Trew Stories
Chris Trew and The New Movement are positioning comedy to grow in New Orleans.
“I’m an expert at the sport of air sex,” Chris Trew announced by way of introduction when he appeared earlier this summer on America’s Got Talent. Then, while a slow jam played, the heavily bearded Trew licked and caressed a woman’s body, only there was no body there. First Sharon Osborne vetoed him and hid her face as he simulated oral sex, then surprisingly, Howard Stern hit the buzzer, saying with a half-straight face, “I’m the judge who was offended by this sort of thing. It was very highly offensive.” Trew danced off the stage, and the night the show aired, he posted a video declaring himself “screwed.”
“I am just as surprised as you, America,” he said. “I think I know what talent is and I think I’ve got it.” Then, he spent the rest of the night fighting on Twitter with everybody who hated his performance.
Trew is one of the co-founders of The New Movement, the improv-oriented comedy troupe that set up shop in the Marigny Triangle. The New Movement started in Austin, Texas, but he and Tami Nelson are from New Orleans, and they brought it to the Crescent City. Hurricane Katrina caused them to flee to Austin was the storm, but they moved back to New Orleans last July and at first rented space for shows until they settled into their home at 1919 Burgundy St.
“The only reason why we didn’t come back was because we had unsuspecting success in Austin doing the same thing,” Trew says. “This is the same old story that everyone says, just insert me in there, but it’s such wonderful ground for new projects, new stuff. I feel like anyone who has a good idea that is willing to work hard, you’ll be successful here.”
Trew has made air sex competitions one of his calling cards, having hosted them at a number of venues around town. He also does stand-up and occasionally hosts stand-up shows at The New Movement, but improv is the group's thing, both teaching it and doing it. Saturday nights, they do their signature event, The Megaphone Show, when a guest tells stories that the cast uses as starting points for a series of improvised scenes. This Saturday night at 10:30, I’ll be the guest storyteller. Trew will be out of town, but I won't take it personally.
Recently Harry Shearer told the stories, and I was pleasantly surprised at how funny it was, partly because of Shearer but largely because of a genuinely witty, smart cast that understood the discipline and commitment involved in being funny. Trew contends that I shouldn’t have been so surprised, but I had come to expect so little from local comedy.
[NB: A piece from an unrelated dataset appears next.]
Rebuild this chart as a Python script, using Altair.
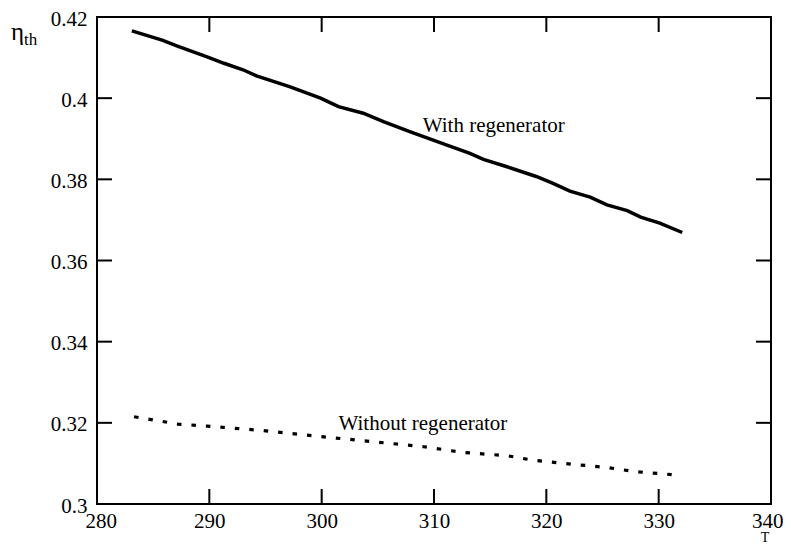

“If people see a bad comedy show, and they say something like what you just said: ‘Oh, I feel bad for them; maybe comedy’s not for me,’” he says. “People don’t see a bad band and think, ‘Oh, maybe music’s not for me.’ They think, ‘No, this particular band or perhaps a genre isn’t for me. I will go on to the next band.’ For some reason, people are like, ‘I saw a bad comedy show. Comedy here is not any good.’”
Trew’s bullish on local comedy, and he is working to create an infrastructure to support it. Because The New Movement also has homes in Houston and Austin, the framework for regional comedy touring is in place. Recently The New Movement organized a six-city tour for a number of local comedians, looping in Dallas, Shreveport and Ruston, and a version of the improv troupe did a recent two-week tour.
“We’ve been planning the seeds of this for a while,” he says. “Pretty much everyone in the Southwest, Gulf south area. If you’re a funny person, and if you live in Memphis or Nashville or Orlando, we want you to move here instead of the other places. Move here and help make this scene a big, giant, awesome scene. Come get in on the ground floor. We’re going to be on the ground floor for another year or two, really, then it’s going to start being like, ‘Ahhh, remember the good old days when there was less than a hundred performers? Now there’s 500 and it’s hard to get onstage.’ That’s going to happen one day soon.”
I'll appear as part of The Megaphone Show Saturday night at 10:30 p.m. at The New Movement Theater. Tickets are $5. There's no bar, so you might want to bring something with you to make me funnier. I doubt the rest of them will need the help.